You know what I know.
carney2
December 2nd, 2010, 08:59 PM
Will this just be a Lehigh-Lafayette Kabuki Dance?
Of course. Why would you even bother to ask.
Go...gate
December 3rd, 2010, 12:20 AM
How about a nice expanded scholarship Patriot League for football
North
Holy Cross
Colgate
Fordham
Lafayette
Lehigh
Bucknell
South
William & Mary
Richmond
Furman
Wofford
Elon
Samford
Nice collection of good football schools and academic "powerhouses". I think the SoCon might end up having some of the same issues as the CAA, with GSU/ASU looking to work with ODU, JMU, UD, GStU on the move up to FBS.
That would be one fine conference.
Go...gate
December 3rd, 2010, 05:15 PM
H-Y-P can do this, some others are backtracking a bit.
Georgetown's stated #1 priority will hope to address this, though:
http://1789scholarships.georgetown.edu/
How about setting aside some of these for the football team?
LUHawker
December 3rd, 2010, 05:28 PM
Hardly a definitive "Lehigh will vote 'Yes' on football scholarships" statement.
A release that comes out the same day as the Fordham knews that is supportive of football schollies is tantamount to an official vote of support, IMO, and I think that was Lehigh's intent.
carney2
December 3rd, 2010, 06:02 PM
A release that comes out the same day as the Fordham knews that is supportive of football schollies is tantamount to an official vote of support, IMO, and I think that was Lehigh's intent.

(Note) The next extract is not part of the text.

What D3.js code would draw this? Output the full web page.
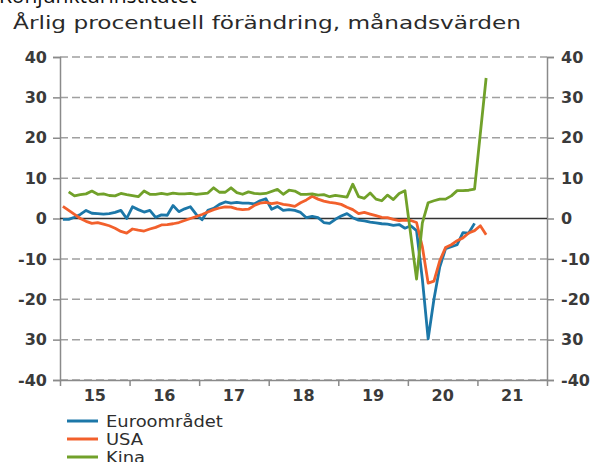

"I think." "Could be..." "Same day as..." "Tantamount to..."
Still not an OFFICIAL pronouncement, which, by the way, has not come from any school, save Fordham. What I'm saying is that there has been some tap dancing and some self serving interpretation by vocal folks on this board, but there has been no solid "leak" of intentions by anyone. In fact, Bucknell appears to be the only Patriot League institution with even a hint of transparency, and we don't really know where they're headed on this.
Lehigh Football Nation
December 6th, 2010, 12:49 PM
Well, it's the week folks have been waiting for - the week that the Patriot League presidents will be voting on the scholarship issue.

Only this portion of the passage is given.